Ivan smiled. It was as pleasant as a sudden crack in a frozen lake. Once again, Elena offered apologia.

“You’ll have to forgive my husband’s reaction. He isn’t used to people saying no to him.” Then to Ivan: “You can try again tomorrow, darling. Sarah and Michael are coming to the villa for the afternoon.”

“Wonderful,” he said. “I’ll send a car to collect you from your hotel.”

“We have a car,” Mikhail countered. “I’m sure we can find our way.”

“Don’t be silly. I’ll send a proper car to collect you.”

Ivan opened his menu and insisted everyone else do the same. Then he leaned close to Sarah, so that his chest was pressing against her bare shoulder.

“Have the lobster-and-mango spring rolls to start,” he said. “I promise, your life will never be the same again.”

39 GASSIN, FRANCE

At the old stone villa outside Gassin, dinner that evening had been a hasty affair: baguettes and cheese, a green salad, roasted chickens from the local charcuterie.

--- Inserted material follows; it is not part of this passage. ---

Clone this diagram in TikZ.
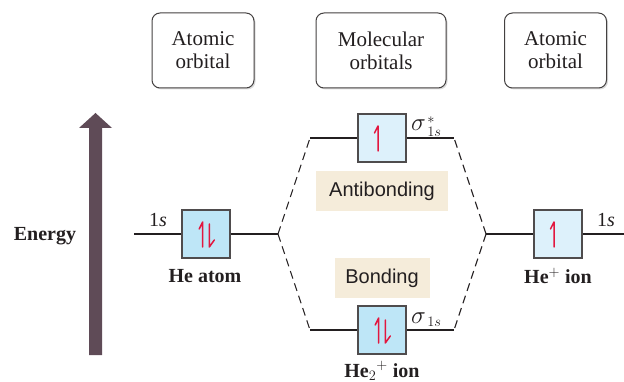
\documentclass[tikz,border=0pt]{standalone}
\usepackage{fontspec}
\setmainfont{Liberation Serif}
\newfontfamily\labelsans{Liberation Sans}
\usetikzlibrary{shadows}
\definecolor{ink}{HTML}{231F20}
\definecolor{fullbox}{HTML}{BEE6F7}
\definecolor{halfbox}{HTML}{DDF1FB}
\definecolor{beige}{HTML}{F5ECDA}
\definecolor{espincol}{HTML}{E2173F}
\definecolor{energycol}{HTML}{5F4B57}
\newcommand{\bigsig}{{\fontsize{27}{30}\selectfont$\sigma$}\kern1.5pt}
\begin{document}
\begin{tikzpicture}[x=1pt,y=-1pt,
  header/.style={draw=ink!85, line width=1pt, rounded corners=8pt, fill=white,
    minimum height=75pt, align=center, text=ink,
    font=\fontsize{21}{23}\selectfont,
    drop shadow={shadow xshift=1.5pt, shadow yshift=-1.5pt, opacity=0.35, fill=black!40}},
  orb/.style={draw=ink!80, line width=1.2pt, minimum size=48pt, inner sep=0pt},
  level/.style={draw=ink, line width=1.1pt},
  corr/.style={draw=ink, line width=1.1pt, dash pattern=on 8pt off 5pt},
  tag/.style={fill=beige, text=ink, inner sep=0pt, font=\labelsans\fontsize{20}{24}\selectfont},
  lbl/.style={text=ink, inner sep=0pt, font=\fontsize{20}{24}\selectfont},
  blbl/.style={text=ink, inner sep=0pt, font=\bfseries\fontsize{20}{24}\selectfont},
  espin/.style={draw=espincol, line width=1.5pt, line cap=round, line join=round},
  spinup/.pic={\draw[espin] (0,13) -- (0,-12) -- (-3.5,-5);},
  spindown/.pic={\draw[espin] (0,-10) -- (0,13) -- (5,6);}
]
\useasboundingbox (0,0) rectangle (624,382);

% headers
\node[header, minimum width=102pt] (hL) at (203,50.5) {Atomic\\orbital};
\node[header, minimum width=130pt] (hM) at (381,50.5) {Molecular\\orbitals};
\node[header, minimum width=102pt] (hR) at (555.5,50.5) {Atomic\\orbital};

% energy arrow
\coordinate (eb1) at (89,355);
\coordinate (eb2) at (102,355);
\fill[energycol] (eb1) -- (89,128) -- (79,128) -- (95.5,113) -- (112,128) -- (102,128) -- (eb2) -- cycle;
\node[blbl] (energy) at (45,236) {Energy};

% orbital boxes
\node[orb, fill=fullbox] (a1) at (206,234) {};
\node[orb, fill=halfbox] (s2) at (382,138) {};
\node[orb, fill=fullbox] (s1) at (382,330) {};
\node[orb, fill=halfbox] (a2) at (558,234) {};

% electrons
\pic at ([xshift=-3.3pt]a1.center) {spinup};
\pic at ([xshift=3.3pt]a1.center) {spindown};
\pic at ([xshift=-4pt]s2.center) {spinup};
\pic at ([xshift=-3.3pt]s1.center) {spinup};
\pic at ([xshift=3.3pt]s1.center) {spindown};
\pic at ([xshift=-4pt]a2.center) {spinup};

% level lines
\coordinate (lL) at (134,234);
\coordinate (jL) at (278,234);
\coordinate (tL) at (310,138);
\coordinate (tR) at (454,138);
\coordinate (bL) at (310,330);
\coordinate (bR) at (454,330);
\coordinate (jR) at (486,234);
\coordinate (lR) at (624,234);

\draw[level] (lL) -- (a1.west);
\draw[level] (a1.east) -- (jL);
\draw[level] (tL) -- (s2.west);
\draw[level] (s2.east) -- (tR);
\draw[level] (bL) -- (s1.west);
\draw[level] (s1.east) -- (bR);
\draw[level] (jR) -- (a2.west);
\draw[level] (a2.east) -- (lR);

% correlation lines
\draw[corr] (jL) -- (tL);
\draw[corr] (jL) -- (bL);
\draw[corr] (jR) -- (tR);
\draw[corr] (jR) -- (bR);

% labels
\node[lbl] (ls1) at (158,220) {1\textit{s}};
\node[lbl] (ls2) at (606,220) {1\textit{s}};
\node[lbl, anchor=base west] (sigs) at (411,131) {\bigsig${}^{*}_{1s}$};
\node[lbl, anchor=base west] (sig) at (411,323) {\bigsig${}_{1s}$};
\node[blbl] (heatom) at (205,276) {He atom};
\node[blbl] (heion) at (558,276) {He$^{+}$ ion};
\node[blbl, anchor=base] (he2ion) at (382,377) {He$_2{}^{+}$ ion};

\node[tag, minimum width=132pt, minimum height=40pt] (anti) at (382,191) {Antibonding};
\node[tag, minimum width=95pt, minimum height=40pt] (bond) at (382,278) {Bonding};
\end{tikzpicture}
\end{document}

Their ransacked bones lay scattered over the outdoor table like carrion, along with a heel of bread and three empty bottles of mineral water. At one end of the table lay a tourist brochure advertising deep-sea fishing trips in a sea now empty of fish. It might have looked like ordinary refuse were it not for the brief message, hastily scribbled over a photograph of a young boy holding a tuna twice his size. It had been written by Mikhail and passed to Yaakov, in a classic maneuver, in the Place Carnot. Gabriel was gazing at it now as if trying to rewrite it through the sheer force of his will. Eli Lavon was gazing at Gabriel, his chin resting in his palm, like a grandmaster pleading with a lesser opponent to either move or capitulate.

“Maybe it’s the travel arrangements that bother me most,” Lavon said finally in an attempt to prod Gabriel into action. “Maybe I’m not comfortable with the fact that Ivan won’t let them come in their own car.”

“Maybe he’s just a control freak.” Gabriel’s tone was ambivalent, as if he were expressing a possible explanation rather than a firmly held opinion. “Maybe he doesn’t want strange cars on his property. Strange cars can contain strange electronic equipment. Sometimes, strange cars can even contain bombs.”

“Or maybe he wants to take them on a surveillance detection run before he lets them onto the property. Or maybe he’ll just skip the professional niceties and kill them immediately instead.”

“He’s not going to kill them, Eli.”

“Of course not,” said Lavon sarcastically. “Ivan wouldn’t lay a finger on them. After all, it’s not as if he didn’t kill a meddlesome reporter in broad daylight in St. Peter’s Basilica.” He held up a single sheet of paper, a printout of an NSA intercept. “Five minutes after Ivan left that restaurant, he was on the phone to Arkady Medvedev, the chief of his private security service, telling him to run a background check on Mikhail’s father and the Dillard Center.”

“And when he does, he’ll find that Mikhail’s father was indeed a teacher who immigrated to America in the early nineties. And he’ll find that the Dillard Center occupies a small suite of offices on Massachusetts Avenue in Washington.”

“Ivan knows about cover stories, and he certainly knows about CIA front organizations. The KGB was far better at it than Langley ever was. The Russians had a network of fronts all around the globe, some of them run by Ivan’s father, no doubt. Ivan drank KGB tradecraft with his mother’s milk. It’s in his DNA.”

“If Ivan had qualms about Sarah and Mikhail, he wouldn’t let them come close to him. He’d push them away. And he’d make it clear to Elena that they were strictly off-limits.”